Watch: Carl Sagan talks to US Congress about climate change (1985)

Yes, 1985. How many billions of hours, minutes, and seconds have we had to learn the lessons we heard 37 years ago.

Photo: Carl Sagan Talking to US Congress about Climate Change

28 May 2022 | James Porteous | Clipper Media News

It is indeed telling that the issues mentioned here, the ones Carl Sagan predicted might preclude any sort of action, are pretty much the same as we commonly hear now.

And will hear on the 40th anniversary of his appearance.

And it has happened yet again, just this year.

The heaviest polluters were talking with giddy excitement about their ‘green projects’ and their deadlines for action and the future ramping up and then the ramping down and then…

Darnit all. War. Famine. Cost of living. Oil prices. Too late for nuclear.

It is a neat ‘sleight of hand,’ invoking these notions, repeated over and over again, about how they could have done such-and-such if only the economy had not gone to hell or if only the nations of the world could put aside the trouble-of-the-day and work together.

The list is growing by the day.

Because nothing was ever going to happen.

These people will always come up with reasons to explain why they simply must kick the stone down the road. Once again.

Which begs the question: How long are we going to put up with this?

James Porteous | Clipper Media News


Carl Sagan testifying before Congress in 1985 on climate change


Carl Sagan Warns Congress about Climate Change (1985)

Open Culture |Current Affairs, NatureTelevision | November 18th, 2021 

Without climate change, we couldn’t inhabit the Earth as we do today. The greenhouse effect, by which gases in a planet’s atmosphere increase the heat of that planet’s surface, “makes life on Earth possible.” So says Carl Sagan in the video above.

He adds that without it, the temperature would be about 30 degrees centigrade cooler: “That’s well below the freezing point of water everywhere on the planet.

The oceans would be solid.” A little of the climate change induced by the greenhouse effect, then, is a good thing, but “here we are pouring enormous quantities of CO2 and these other gases into the atmosphere every year, with hardly any concern about its long-term and global consequences.”

It’s fair to say that the level of concern has increased since Sagan spoke these words in 1985, when “climate change” wasn’t yet a household term. But even then, his audience was Congress, and his fifteen-minute address, preserved by C-SPAN, remains a succinct and persuasive case for more research into the phenomenon as well as strategies and action to mitigate it.

What audience would expect less from Sagan, who just five years earlier had hosted the hit PBS television series Cosmos, based on his book of the same name. Its broadcast made contagious his enthusiasm for scientific inquiry in general and the nature of the planets in particular. Who could forget, for example, his introduction to the “thoroughly nasty place” that is Venus, research into whose atmosphere Sagan had conducted in the early 1960s?

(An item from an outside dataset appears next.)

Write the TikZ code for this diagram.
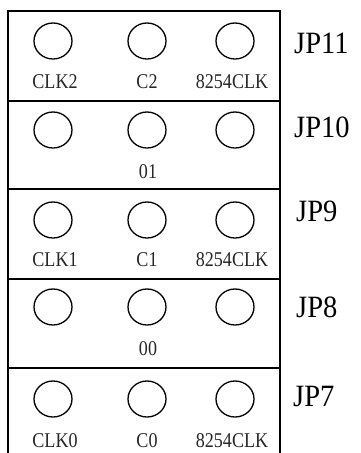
\documentclass[tikz,border=0pt]{standalone}
\usepackage{fontspec}
\setmainfont{Liberation Serif}
\newfontfamily\pinfont[FakeStretch=0.86]{Liberation Serif}
\newfontfamily\jpfont[FakeStretch=0.92]{Liberation Serif}
\usetikzlibrary{shapes.geometric}
\tikzset{
	hole/.style={draw, ellipse, minimum width=38pt, minimum height=36pt, inner sep=0pt, line width=1.3pt},
	pintext/.style={font=\pinfont\fontsize{21}{21}\selectfont, inner sep=0pt, text=black!85},
	jptext/.style={font=\jpfont\fontsize{31}{31}\selectfont, anchor=west, inner sep=0pt},
	frame/.style={line width=1.5pt},
}
\begin{document}
\begin{tikzpicture}[x=1pt,y=-1pt]
		%%%%% START %%%%%
		\useasboundingbox (0,0) rectangle (360,453);
		
		% outer frame, open at the bottom
		\coordinate (tl) at (8,11);
		\coordinate (tr) at (280,11);
		\coordinate (bl) at (8,453);
		\coordinate (br) at (280,453);
		\draw[frame] (bl) -- (tl) -- (tr) -- (br);
		
		% dividers
		\foreach \yy/\nm in {101/a, 189/b, 279/c, 368/d}{
			\coordinate (l\nm) at (8,\yy);
			\coordinate (r\nm) at (280,\yy);
			\draw[frame] (l\nm) -- (r\nm);
		}
		
		% JP11
		\node[hole] (h11a) at (53,41) {};
		\node[hole] (h11b) at (147,41) {};
		\node[hole] (h11c) at (235,41) {};
		\node[pintext] (t11a) at (55,82) {CLK2};
		\node[pintext] (t11b) at (147,82) {C2};
		\node[pintext] (t11c) at (232,82) {8254CLK};
		\node[jptext] (jp11) at (294,43) {JP11};
		
		% JP10
		\node[hole] (h10a) at (53,130) {};
		\node[hole] (h10b) at (147,130) {};
		\node[hole] (h10c) at (235,130) {};
		\node[pintext] (t10b) at (148,172) {01};
		\node[jptext] (jp10) at (294,127) {JP10};
		
		% JP9
		\node[hole] (h9a) at (53,220) {};
		\node[hole] (h9b) at (147,220) {};
		\node[hole] (h9c) at (235,220) {};
		\node[pintext] (t9a) at (55,260) {CLK1};
		\node[pintext] (t9b) at (147,260) {C1};
		\node[pintext] (t9c) at (232,260) {8254CLK};
		\node[jptext] (jp9) at (296,211) {JP9};
		
		% JP8
		\node[hole] (h8a) at (53,307) {};
		\node[hole] (h8b) at (147,307) {};
		\node[hole] (h8c) at (235,307) {};
		\node[pintext] (t8b) at (148,349) {00};
		\node[jptext] (jp8) at (296,307) {JP8};
		
		% JP7
		\node[hole] (h7a) at (53,399) {};
		\node[hole] (h7b) at (147,399) {};
		\node[hole] (h7c) at (235,399) {};
		\node[pintext] (t7a) at (55,441) {CLK0};
		\node[pintext] (t7b) at (147,441) {C0};
		\node[pintext] (t7c) at (232,441) {8254CLK};
		\node[jptext] (jp7) at (293,396) {JP7};
		
		%%%%% END %%%%%
\end{tikzpicture}
\end{document}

Venus is “the nearest planet — a planet of about the same mass, radius, density, as the Earth,” Sagan tells Congress, but it has a “surface temperature about 470 degrees centigrade, 900 Fahrenheit.” The reason? “A massive greenhouse effect in which carbon dioxide plays the major role.” As for our planet, estimates then held that, without changes in the rates of fossil fuel-burning and “infrared-absorbing” gases released into the atmosphere, there will be “a several-centigrade-degree temperature increase” on average “by the middle to the end of the next century.”

Given the potential effects of such a rise, “if we don’t do the right thing now, there are very serious problems that our children and grandchildren will have to face.” It’s impossible to know how many listeners these words convinced at the time, though they certainly seem to have stuck with a young senator in the room by the name of Al Gore.